Susan Granger’s review of “Portrait of a Lady on Fire” (Neon)

Celine Sciamma’s sensuous 18th century romantic drama revolves around two women reacting to the pressures society places on them insofar as perceiving marriage as a form of security in exchange for lifelong servitude.

In Brittany near the Atlantic coast, Marianne (Noemioe Merlant) arrives at the seaside chateau of young noblewoman, Heloise (Adele Haenel), to paint her portrait which will be immediately dispatched to a potential suitor in Milan. (Since there was no photography back then, portraits were exchanged for marital match-making purposes.)

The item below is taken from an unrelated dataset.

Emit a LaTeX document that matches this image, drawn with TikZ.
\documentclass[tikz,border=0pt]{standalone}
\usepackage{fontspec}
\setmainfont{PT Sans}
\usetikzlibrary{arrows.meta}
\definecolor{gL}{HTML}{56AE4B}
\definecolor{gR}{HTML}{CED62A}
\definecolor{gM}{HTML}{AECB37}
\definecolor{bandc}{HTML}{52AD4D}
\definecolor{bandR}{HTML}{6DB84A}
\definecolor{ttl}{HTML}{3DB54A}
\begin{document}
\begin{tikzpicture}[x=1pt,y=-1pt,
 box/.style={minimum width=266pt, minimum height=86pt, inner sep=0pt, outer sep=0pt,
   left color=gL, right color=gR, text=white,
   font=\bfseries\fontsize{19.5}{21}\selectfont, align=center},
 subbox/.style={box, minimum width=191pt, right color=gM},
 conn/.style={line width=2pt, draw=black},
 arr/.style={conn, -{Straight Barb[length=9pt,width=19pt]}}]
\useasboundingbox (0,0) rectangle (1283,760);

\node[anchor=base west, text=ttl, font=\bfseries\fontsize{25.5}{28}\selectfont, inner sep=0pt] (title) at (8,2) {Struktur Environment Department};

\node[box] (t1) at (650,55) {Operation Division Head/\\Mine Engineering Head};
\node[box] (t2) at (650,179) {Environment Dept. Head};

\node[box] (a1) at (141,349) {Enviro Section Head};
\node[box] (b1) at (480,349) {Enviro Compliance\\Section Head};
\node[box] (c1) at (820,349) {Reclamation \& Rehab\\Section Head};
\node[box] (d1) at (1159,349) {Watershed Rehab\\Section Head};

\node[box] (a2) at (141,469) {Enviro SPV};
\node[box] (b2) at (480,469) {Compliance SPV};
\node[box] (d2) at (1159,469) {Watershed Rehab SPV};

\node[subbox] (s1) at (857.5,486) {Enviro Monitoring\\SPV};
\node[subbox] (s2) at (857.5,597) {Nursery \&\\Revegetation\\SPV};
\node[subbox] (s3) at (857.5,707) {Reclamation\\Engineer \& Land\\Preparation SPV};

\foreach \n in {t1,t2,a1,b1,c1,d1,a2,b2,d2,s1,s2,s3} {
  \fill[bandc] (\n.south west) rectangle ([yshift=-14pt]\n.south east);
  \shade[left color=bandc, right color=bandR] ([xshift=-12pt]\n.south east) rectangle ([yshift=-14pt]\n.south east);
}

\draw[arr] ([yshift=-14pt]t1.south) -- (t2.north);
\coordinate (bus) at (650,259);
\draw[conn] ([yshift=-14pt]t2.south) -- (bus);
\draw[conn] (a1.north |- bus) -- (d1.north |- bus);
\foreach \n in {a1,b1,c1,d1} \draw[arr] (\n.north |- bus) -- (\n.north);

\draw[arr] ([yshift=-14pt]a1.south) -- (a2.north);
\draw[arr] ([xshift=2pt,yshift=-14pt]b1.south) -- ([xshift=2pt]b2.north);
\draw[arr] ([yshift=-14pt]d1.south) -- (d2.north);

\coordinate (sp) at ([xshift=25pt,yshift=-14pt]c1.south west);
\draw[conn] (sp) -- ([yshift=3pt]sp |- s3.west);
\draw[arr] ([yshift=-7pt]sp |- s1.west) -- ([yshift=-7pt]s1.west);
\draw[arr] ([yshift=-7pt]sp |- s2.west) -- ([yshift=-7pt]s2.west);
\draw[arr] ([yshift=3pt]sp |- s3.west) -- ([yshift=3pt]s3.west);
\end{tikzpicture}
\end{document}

Working as an apprentice to her well-known painter father, Marianne often travels to paint subjects on commission. But defiant Heloise, who previously spurned a male artist who tried to paint her, has little interest in posing, which is why her widowed Countess mother (Valeria Golino) asks Marianne to base the portrait on casual observations.

The film’s title has multiple meanings. Obviously, it’s about the painting. It also refers to how Heloise’s flowing frock literally goes up in flames, as if their forbidden carnality makes her gown spontaneously combust.

And there’s a subtle subplot involving the maid Sophie (Luana Bajrami), whose artistic outlet is her embroidery hoop; she introduces Marianne and Heloise into a group of welcoming women.

According to director/screenwriter Sciamma (“Girlhood”), the reason why there’s no score, aside from two musical interludes, is because she wanted to emphasize the rhythms in the body movements through cinematographer Claire Mathon’s camera. In the festival scene, the women chant “non possunt fugere,” which is Latin for “they cannot escape.”

Off-screen, Sciamma and Adele Haenel are ex-lovers who split amicably before filming. “Celine and I are interested in the same thing,” Haenel explains. “We are fighting for ideas and looking for beauty, but we are also playing all the time.”

And Marianne’s portraiture is actually the artwork of Helene Delmaire.

In French with English subtitles, on the Granger Movie Gauge of 1 to 10, “Portrait of a Lady on Fire” is an erotic 8, an exquisitely articulated lesbian love story.